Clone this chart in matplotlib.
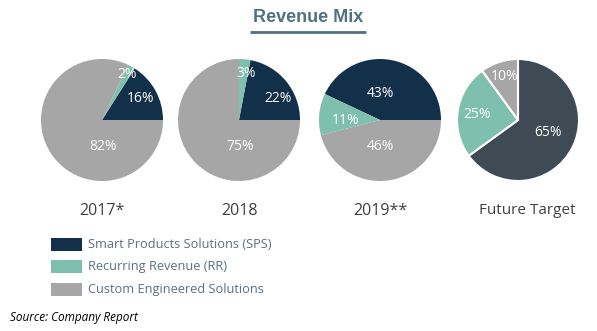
import numpy as np
import matplotlib
matplotlib.use("Agg")
import matplotlib.pyplot as plt
from matplotlib.patches import Rectangle

# ---------------- data ----------------
segments = ["Smart Products Solutions (SPS)", "Recurring Revenue (RR)", "Custom Engineered Solutions"]
periods = ["2017*", "2018", "2019**", "Future Target"]
share_2017 = [16, 2, 82]
share_2018 = [22, 3, 75]
share_2019 = [43, 11, 46]
share_future = [65, 25, 10]

# ---------------- style ----------------
W, H = 597, 331
C_SPS = "#13304a"
C_RR = "#7fbfad"
C_CES = "#a6a6a6"
C_SPS_FUT = "#3e4b55"
C_TITLE = "#52717e"
C_LEG = "#5b7083"
C_LAB = "#404040"
FONT = ["Open Sans", "DejaVu Sans"]

R = 61
# (center x, center y in px from top, startangle, counterclock, edge)
layout = [
    (102, 120, 0, True, False),
    (239, 120, 0, True, False),
    (380, 120, 0, True, False),
    (518, 120, 90, False, True),
]
# label placement per wedge: (angle deg, radius fraction)
label_pos = [
    [(29, 0.72), (61, 0.86), (-88, 0.44)],
    [(29, 0.74), (81, 0.77), (-88, 0.44)],
    [(90, 0.43), (180, 0.56), (-90, 0.44)],
    [(-22, 0.53), (172, 0.68), (107, 0.74)],
]

fig = plt.figure(figsize=(W / 100, H / 100), dpi=100)
ax = fig.add_axes([0, 0, 1, 1])

all_shares = [share_2017, share_2018, share_2019, share_future]
for i, (vals, (cx, cy, sa, ccw, edge)) in enumerate(zip(all_shares, layout)):
    cols = [C_SPS if i < 3 else C_SPS_FUT, C_RR, C_CES]
    wp = {"linewidth": 1.5, "edgecolor": "white"} if edge else {"linewidth": 0}
    ax.pie(vals, colors=cols, startangle=sa, counterclock=ccw,
           center=(cx, H - cy), radius=R, wedgeprops=wp, frame=True)
    for v, (ang, d) in zip(vals, label_pos[i]):
        a = np.deg2rad(ang)
        ax.text(cx + d * R * np.cos(a), H - cy + d * R * np.sin(a), f"{v}%",
                ha="center", va="center", color="white", fontsize=10, family=FONT)
    ax.text(cx + (9 if i == 3 else 0), H - 211, periods[i], ha="center", va="center",
            color=C_LAB, fontsize=11.5 if i < 3 else 11, family=FONT)

ax.set_xlim(0, W)
ax.set_ylim(0, H)
ax.set_aspect("equal")
ax.axis("off")

# title with underline
ax.text(308, H - 17, "Revenue Mix", ha="center", va="center", fontsize=13,
        fontweight="bold", color=C_TITLE, family=["Liberation Sans", "DejaVu Sans"])
ax.plot([250, 366], [H - 32, H - 32], color=C_TITLE, lw=2, solid_capstyle="butt")

# legend
for k, (name, col) in enumerate(zip(segments, [C_SPS, C_RR, C_CES])):
    y = 244 + k * 22.5
    ax.add_patch(Rectangle((51, H - y - 6.5), 31, 13, facecolor=col, edgecolor="none"))
    ax.text(88, H - y, name, ha="left", va="center", fontsize=9.2, color=C_LEG, family=FONT)

ax.text(10, H - 318, "Source: Company Report", ha="left", va="center", fontsize=8.5,
        style="italic", color="black", family=FONT)

fig.savefig("out.png", dpi=100)
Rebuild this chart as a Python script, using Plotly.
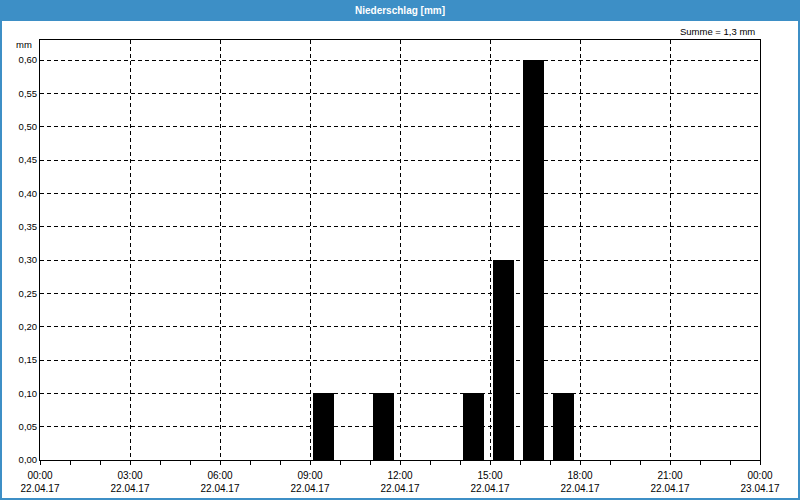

→ **WHAT IS BEING ASKED**
Make a verbatim copy of all the entries and strip out the pictures.

→ **TASK SOLUTION**
Clone this chart in matplotlib.
import numpy as np
import matplotlib
matplotlib.use("Agg")
import matplotlib.pyplot as plt
from matplotlib.patches import Rectangle

# ---------------- data ----------------
segments = ["Smart Products Solutions (SPS)", "Recurring Revenue (RR)", "Custom Engineered Solutions"]
periods = ["2017*", "2018", "2019**", "Future Target"]
share_2017 = [16, 2, 82]
share_2018 = [22, 3, 75]
share_2019 = [43, 11, 46]
share_future = [65, 25, 10]

# ---------------- style ----------------
W, H = 597, 331
C_SPS = "#13304a"
C_RR = "#7fbfad"
C_CES = "#a6a6a6"
C_SPS_FUT = "#3e4b55"
C_TITLE = "#52717e"
C_LEG = "#5b7083"
C_LAB = "#404040"
FONT = ["Open Sans", "DejaVu Sans"]

R = 61
# (center x, center y in px from top, startangle, counterclock, edge)
layout = [
    (102, 120, 0, True, False),
    (239, 120, 0, True, False),
    (380, 120, 0, True, False),
    (518, 120, 90, False, True),
]
# label placement per wedge: (angle deg, radius fraction)
label_pos = [
    [(29, 0.72), (61, 0.86), (-88, 0.44)],
    [(29, 0.74), (81, 0.77), (-88, 0.44)],
    [(90, 0.43), (180, 0.56), (-90, 0.44)],
    [(-22, 0.53), (172, 0.68), (107, 0.74)],
]

fig = plt.figure(figsize=(W / 100, H / 100), dpi=100)
ax = fig.add_axes([0, 0, 1, 1])

all_shares = [share_2017, share_2018, share_2019, share_future]
for i, (vals, (cx, cy, sa, ccw, edge)) in enumerate(zip(all_shares, layout)):
    cols = [C_SPS if i < 3 else C_SPS_FUT, C_RR, C_CES]
    wp = {"linewidth": 1.5, "edgecolor": "white"} if edge else {"linewidth": 0}
    ax.pie(vals, colors=cols, startangle=sa, counterclock=ccw,
           center=(cx, H - cy), radius=R, wedgeprops=wp, frame=True)
    for v, (ang, d) in zip(vals, label_pos[i]):
        a = np.deg2rad(ang)
        ax.text(cx + d * R * np.cos(a), H - cy + d * R * np.sin(a), f"{v}%",
                ha="center", va="center", color="white", fontsize=10, family=FONT)
    ax.text(cx + (9 if i == 3 else 0), H - 211, periods[i], ha="center", va="center",
            color=C_LAB, fontsize=11.5 if i < 3 else 11, family=FONT)

ax.set_xlim(0, W)
ax.set_ylim(0, H)
ax.set_aspect("equal")
ax.axis("off")

# title with underline
ax.text(308, H - 17, "Revenue Mix", ha="center", va="center", fontsize=13,
        fontweight="bold", color=C_TITLE, family=["Liberation Sans", "DejaVu Sans"])
ax.plot([250, 366], [H - 32, H - 32], color=C_TITLE, lw=2, solid_capstyle="butt")

# legend
for k, (name, col) in enumerate(zip(segments, [C_SPS, C_RR, C_CES])):
    y = 244 + k * 22.5
    ax.add_patch(Rectangle((51, H - y - 6.5), 31, 13, facecolor=col, edgecolor="none"))
    ax.text(88, H - y, name, ha="left", va="center", fontsize=9.2, color=C_LEG, family=FONT)

ax.text(10, H - 318, "Source: Company Report", ha="left", va="center", fontsize=8.5,
        style="italic", color="black", family=FONT)

fig.savefig("out.png", dpi=100)
Rebuild this chart as a Python script, using Plotly.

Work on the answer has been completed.